The Genome and Methylome of a Subsocial Small Carpenter Bee, Ceratina calcarata

Abstract

Understanding the evolution of animal societies, considered to be a major transition in evolution, is a key topic in evolutionary biology. Recently, new gateways for understanding social evolution have opened up due to advances in genomics, allowing for unprecedented opportunities in studying social behavior on a molecular level. In particular, highly eusocial insect species (caste-containing societies with nonreproductives that care for siblings) have taken center stage in studies of the molecular evolution of sociality. Despite advances in genomic studies of both solitary and eusocial insects, we still lack genomic resources for early insect societies. To study the genetic basis of social traits requires comparison of genomes from a diversity of organisms ranging from solitary to complex social forms. Here we present the genome of a subsocial bee, Ceratina calcarata This study begins to address the types of genomic changes associated with the earliest origins of simple sociality using the small carpenter bee. Genes associated with lipid transport and DNA recombination have undergone positive selection in C. calcarata relative to other bee lineages. Furthermore, we provide the first methylome of a noneusocial bee. Ceratina calcarata contains the complete enzymatic toolkit for DNA methylation. As in the honey bee and many other holometabolous insects, DNA methylation is targeted to exons. The addition of this genome allows for new lines of research into the genetic and epigenetic precursors to complex social behaviors.

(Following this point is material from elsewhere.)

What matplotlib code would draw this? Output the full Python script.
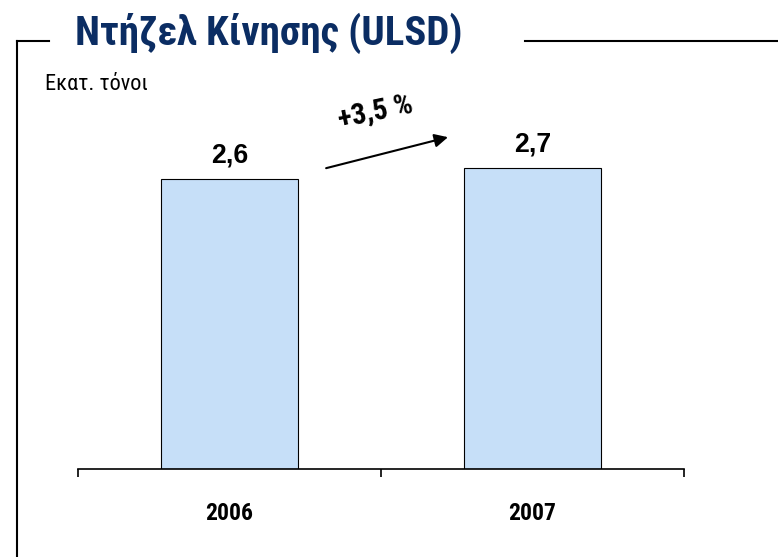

Keywords: epigenetics; insect genome; maternal care; small carpenter bee; social evolution.

Fig. 1.—

Phylogenetic placement of Ceratina calcarata. Divergence dates taken from Kapheim et al. (2015) and Rehan and Schwarz (2015). Ceratina and Apis diverged approximately 105 Ma. Tree topology was confirmed by an analysis of orthologous 4-fold degenerate sites (supplementary material, Supplementary Material online).

Fig. 2.—

Gene family overlap among four bee lineages. The 11 species were sorted into 4 groups based on taxonomic classification: (1) Ceratina calcarata (subfamily Xylocopinae) versus (2) subfamily Apinae (Apis florae, Apis mellifera, Bombus impatiens, Bombus terrestris, Eufriesea mexicana, Habropoda laboriosa, and Melipona quadrifasciata) versus (3) family Halictidae (Lasioglossum albipes and Dufourea novaeangliae) versus (4) family Megachilidae (Megachile rotundata). Numbers indicate the gene families in each comparison. A total of 5,307 gene families are shared among all 11 bee species.

Fig. 3.—

DNA methylation in Ceratina calcarata. (a) Unrooted neighbor-joining cladogram showing relationships among the DNA methyltransferase proteins DNMT1 (D1), DNMT2 (D2), and DNMT3 (D3) from C. calcarata and 10 other bee species, demonstrating the presence of a fully functional DNA methylation toolkit in C. calcarata. Polytomies are plotted for nodes with less than 75% support among 1,000 bootstrap replicates. (b) Spatial profiles of mean DNA methylation levels in genes with significant methylation from C. calcarata and the honey bee Apis mellifera. Exons are divided into 150 proportional bins and introns are divided into 200 proportional bins. DNA methylation is preferentially targeted to exons 1–3, and levels decay toward the 3′ end of genes in each species (Wilcoxon rank-sum tests between exons 1–3 and 4–n, P < 0.0001). (c) Percent of CG dinucleotides, exons, and introns targeted by DNA methylation in 5,698 shared orthologs suggests more widespread targeting of DNA methylation in C. calcarata versus A. mellifera, whereas (d) mean methylation levels suggest that C. calcarata exhibits lower levels of DNA methylation, where targeted, compared with A. mellifera.